Letourneau's datasets propel research that shows biodiversity improves crop production

New study involving more than 100 researchers around the world demonstrates the benefits of biodiversity for humans

In biodiverse agricultural landscapes, researchers found more wild pollinators and "beneficial" insects like the wild bee and lady beetle pictured above. Biodiversity contributes to higher crop yields, they found. (Photos by Matthias Tschumi)

When Environmental Studies Professor Deborah Letourneau was getting ready to retire, she gave several of her datasets to younger researchers so they could make use of them. And did they ever.

Letourneau's datasets are part of a large analysis of biodiversity and agriculture that combines data from teams around the world. The results of that collective effort, published in Science Advances, reveal the benefits of biodiversity in agricultural fields: Those fields are better protected from harmful insects, promote greater pollination, and produce higher yields.

"This is one of the fruits of that gesture," Letourneau said of her decision to share her datasets. An entomologist, Letourneau specialized in insect-plant interactions and biological control of crop pests in agriculture before her retirement in 2018.

Over the past two decades, approximately 20% of the Earth's cultivated surfaces have become less productive, making the new findings of particular value.

As part of an international research team, ecologists and biologists compared data from about 1,500 agricultural fields around the world, including cornfields in the United States, oilseed rape fields in southern Sweden, coffee plantations in India, mango plantations in South Africa, and cereal crops in the Alps. They analyzed two ecosystem services—processes regulated by nature that are beneficial and free for humans: pollination provided by wild insects and biological pest control, which is the ability of an environment to use predatory arthropods present in the ecosystem to defend itself from harmful insects.

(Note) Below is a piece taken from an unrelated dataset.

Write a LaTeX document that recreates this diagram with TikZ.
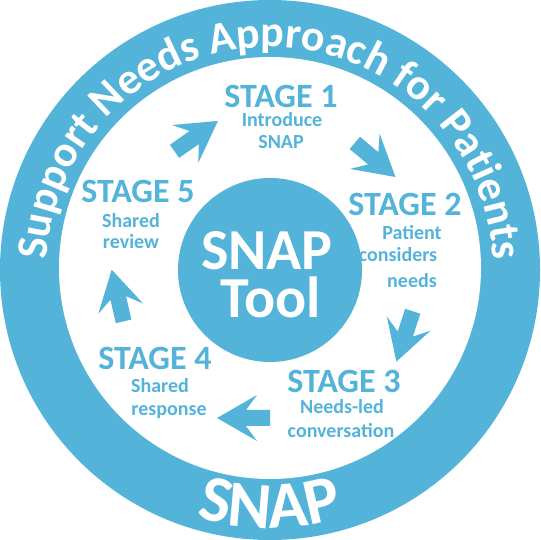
\documentclass[tikz,border=0pt]{standalone}
\usepackage{fontspec}
\setmainfont{Carlito}
\usetikzlibrary{decorations.text}
\definecolor{snapblue}{RGB}{83,179,217}
\newcommand\ringfont{\fontsize{44}{44}\selectfont\bfseries}
\newcommand\snapfont{\fontsize{66}{66}\selectfont\bfseries}
\tikzset{
  stagetitle/.style={text=snapblue, font=\fontsize{34}{34}\selectfont\bfseries, anchor=base, inner sep=0pt},
  stagetext/.style={text=snapblue, font=\fontsize{20}{20}\selectfont\bfseries, anchor=base, inner sep=0pt},
  tooltext/.style={text=white, font=\fontsize{58}{58}\selectfont\bfseries, anchor=base, inner sep=0pt},
  blockarrow/.pic={\fill[snapblue] (28,0) -- (-12,23) -- (-1,8) -- (-25,8) -- (-25,-8) -- (-1,-8) -- (-12,-23) -- cycle;}
}
\begin{document}
\begin{tikzpicture}[x=1pt,y=1pt]
\useasboundingbox (0,0) rectangle (540,540);
\fill[white] (0,0) rectangle (540,540);
% ring
\fill[snapblue] (270,270) circle[radius=270];
\fill[white] (270,272) circle[radius=211];
% centre disc
\fill[snapblue] (270,270) circle[radius=92];
\node[tooltext] (snap) at (267,270) {SNAP};
\node[tooltext] (tool) at (271,222) {Tool};
% ring texts
\path[decorate, decoration={text along path, text align=center, text color=white,
  text={|\ringfont|Support Needs Approach for Patients}}]
  (270,270) ++(180:223) arc[start angle=180, end angle=0, radius=223];
\path[decorate, decoration={text along path, text align=center, text color=white,
  text={|\snapfont|SNAP}}]
  (270,270) ++(200:258) arc[start angle=200, end angle=340, radius=258];
% stages
\node[stagetitle] (s1) at (281,432) {STAGE 1};
\node[stagetext] (s1a) at (282,413) {Introduce};
\node[stagetext] (s1b) at (281,391) {SNAP};
\node[stagetitle] (s2) at (405,324) {STAGE 2};
\node[stagetext] (s2a) at (412,300) {Patient};
\node[stagetext] (s2b) at (398,278) {considers};
\node[stagetext] (s2c) at (412,252) {needs};
\node[stagetitle] (s3) at (344,147) {STAGE 3};
\node[stagetext] (s3a) at (342,126) {Needs-led};
\node[stagetext] (s3b) at (341,102) {conversation};
\node[stagetitle] (s4) at (155,170) {STAGE 4};
\node[stagetext] (s4a) at (160,147) {Shared};
\node[stagetext] (s4b) at (169,124) {response};
\node[stagetitle] (s5) at (138,337) {STAGE 5};
\node[stagetext] (s5a) at (131,312) {Shared};
\node[stagetext] (s5b) at (131,291) {review};
% arrows
\pic[rotate=35] at (195,403) {blockarrow};
\pic[rotate=-40] at (374,381) {blockarrow};
\pic[rotate=-108] at (405,205) {blockarrow};
\pic[rotate=180] at (245,122) {blockarrow};
\pic[rotate=103] at (118,243) {blockarrow};
\end{tikzpicture}
\end{document}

In heterogeneous landscapes where the variation of crops, hedges, trees and meadows is greater, wild pollinators and "beneficial" insects are more abundant and diversified. Not only do pollination and biological control increase, so does the crop yield.

On the other hand, monocultures are the cause of roughly one-third of the negative effects on pollination that result from landscape simplification, as measured by loss of "pollinator richness." This effect is even greater with the control of harmful insects, where loss of "natural enemy richness" represents 50% of the total consequence of landscape simplification.

"UC researchers’ long legacy of investigating the role of biodiversity in promoting ecosystem services supports both larger studies such as this one, and the rationale for transforming our agricultural practices," said Letourneau.

"Our study shows that biodiversity is essential to ensure the provision of ecosystem services and to maintain a high and stable agricultural production," explained Matteo Dainese, a biologist at Eurac Research and first author of the study. "For example, a farmer can depend less on pesticides to get rid of harmful insects if natural biological controls are increased through higher agricultural biodiversity."

The researchers recommend protecting biodiverse environments and diversifying crops and landscapes as much as possible.

"Under future conditions, with ongoing global change and more frequent extreme climate events, the value of farmland biodiversity ensuring resilience against environmental disturbances will become even more important," said Ingolf Steffan-Dewenter, an animal ecologist in the Department of Animal Ecology and Tropical Biology at the University of Würzburg. "Our study provides strong empirical support for the potential benefits of new pathways to sustainable agriculture that aim to reconcile the protection of biodiversity and the production of food for increasing human populations."

The project was coordinated by the University of Würzburg and Eurac Research, a private research center headquartered in Italy.